A through-wall UWB microwave chaotic radar system is designed and developed. The microwave chaotic signal is generated by an improved Colpitts oscillator. Target detection and ranging are achieved by cross-correlating a copy of probe signal with the delayed return waveform. Preliminary experimental results show that the designed radar system can be used to locate the target through lossy media. A metallic plate placed 1.79 m and a human stand 0.26 m behind the 20 cm thick cinder block wall are ranged, respectively. In order to detect the weak reflected signal from the target, background subtraction technique is used to increase the chance of detection. Compared with the noise radar system, we notice that the chaotic signal with comparable bandwidth and large amplitude is easily achieved by using a simple nonlinear circuit. It can reduce the unit cost without loss of high performance in through-wall detection and is cost-effective for radar system integration.

The radar systems for through-wall must be immune from jamming and external electromagnetic interference.

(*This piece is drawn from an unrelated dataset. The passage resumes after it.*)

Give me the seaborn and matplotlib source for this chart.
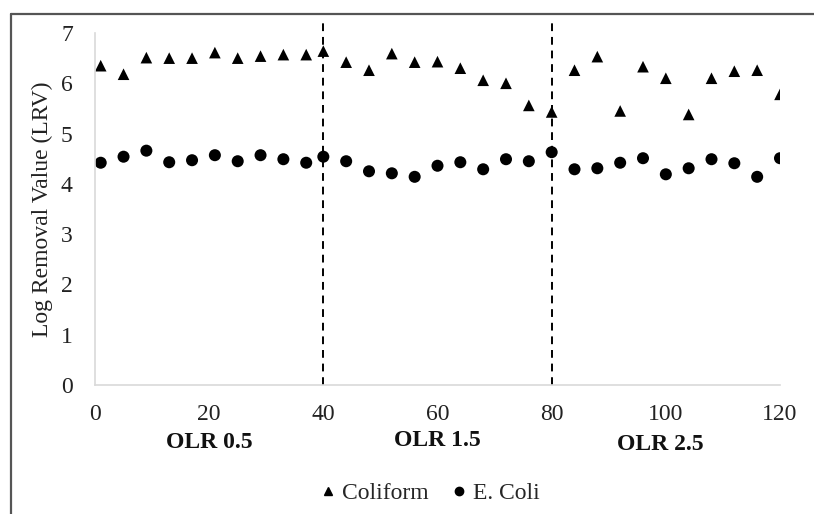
import pandas as pd
import seaborn as sns
import matplotlib.pyplot as plt
import matplotlib.transforms as mtransforms
from matplotlib.lines import Line2D

# days of operation
days = [1, 5, 9, 13, 17, 21, 25, 29, 33, 37, 40, 44, 48, 52, 56, 60, 64, 68, 72, 76,
        80, 84, 88, 92, 96, 100, 104, 108, 112, 116, 120]
coliform = [6.35, 6.18, 6.51, 6.50, 6.50, 6.61, 6.50, 6.54, 6.57, 6.57, 6.64, 6.42,
            6.26, 6.59, 6.42, 6.43, 6.30, 6.06, 6.00, 5.56, 5.43, 6.26, 6.53, 5.45,
            6.33, 6.10, 5.38, 6.10, 6.24, 6.26, 5.78]
ecoli = [4.42, 4.54, 4.66, 4.43, 4.47, 4.57, 4.45, 4.57, 4.49, 4.42, 4.54, 4.45,
         4.25, 4.21, 4.14, 4.36, 4.43, 4.29, 4.49, 4.45, 4.63, 4.29, 4.31, 4.42,
         4.51, 4.19, 4.31, 4.49, 4.41, 4.14, 4.51]
phase_breaks = [40, 80]
phase_labels = ["OLR 0.5", "OLR 1.5", "OLR 2.5"]
phase_centers = [20, 60, 99]

df = pd.DataFrame({"day": days, "Coliform": coliform, "E. Coli": ecoli})

sns.set_style("white")
plt.rcParams['font.family'] = ['Liberation Serif', 'DejaVu Serif']
fs = 17

fig = plt.figure(figsize=(8.14, 5.14), dpi=100)
ax = fig.add_axes([95/814, 1-385/514, (780-95)/814, (385-33)/514])

sns.scatterplot(data=df, x="day", y="Coliform", marker="^", s=70, color="black",
                edgecolor="none", ax=ax)
sns.scatterplot(data=df, x="day", y="E. Coli", marker="o", s=75, color="black",
                edgecolor="none", ax=ax)

for b in phase_breaks:
    ax.vlines(b, 0, 7.2, colors="black", linestyles=(0, (4, 3)), linewidth=1.4,
              clip_on=False, zorder=1)

ax.set_xlim(0, 120)
ax.set_ylim(0, 7)
ax.set_xticks(range(0, 121, 20))
ax.set_yticks(range(0, 8))
ax.tick_params(length=0, labelsize=fs, colors="#222222")
ax.tick_params(axis="x", pad=14)
ax.tick_params(axis="y", pad=16)
ax.set_xlabel("")
ax.set_ylabel("Log Removal Value (LRV)", fontsize=fs, color="#222222", labelpad=6)
for s in ["top", "right"]:
    ax.spines[s].set_visible(False)
for s in ["left", "bottom"]:
    ax.spines[s].set_color("#d9d9d9")
    ax.spines[s].set_linewidth(1.2)

trans = mtransforms.blended_transform_factory(ax.transData, fig.transFigure)
label_y = [443, 440, 445]
for lab, xc, yp in zip(phase_labels, phase_centers, label_y):
    ax.text(xc, 1-yp/514, lab, transform=trans, ha="center", va="center",
            fontsize=fs, fontweight="bold", color="#111111")

handles = [Line2D([], [], marker="^", color="black", linestyle="none", markersize=6),
           Line2D([], [], marker="o", color="black", linestyle="none", markersize=6)]
fig.legend(handles, ["Coliform", "E. Coli"], loc="center", bbox_to_anchor=(428/814, 1-493/514),
           ncol=2, frameon=False, fontsize=fs, handletextpad=0.1, columnspacing=0.8,
           handlelength=1.0)

# outer frame (left and top edges visible in the original crop)
fig.add_artist(Line2D([11/814, 11/814], [0, 1-14/514], color="#555555", linewidth=1.6))
fig.add_artist(Line2D([11/814, 1], [1-14/514, 1-14/514], color="#555555", linewidth=1.6))

fig.savefig("out.png", dpi=100)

It has been verified by simulation that two Colpitts oscillators can be synchronized, which is very suitable for the usage of recovering chaotic radar signals from noise and interference. Furthermore, it is important to recognize that the oscillator used here is not the only possible choice. Other chaotic oscillators may have other interesting properties that could be further exploited in radar applications. Exploring such possibilities is the focus of our current and future effort.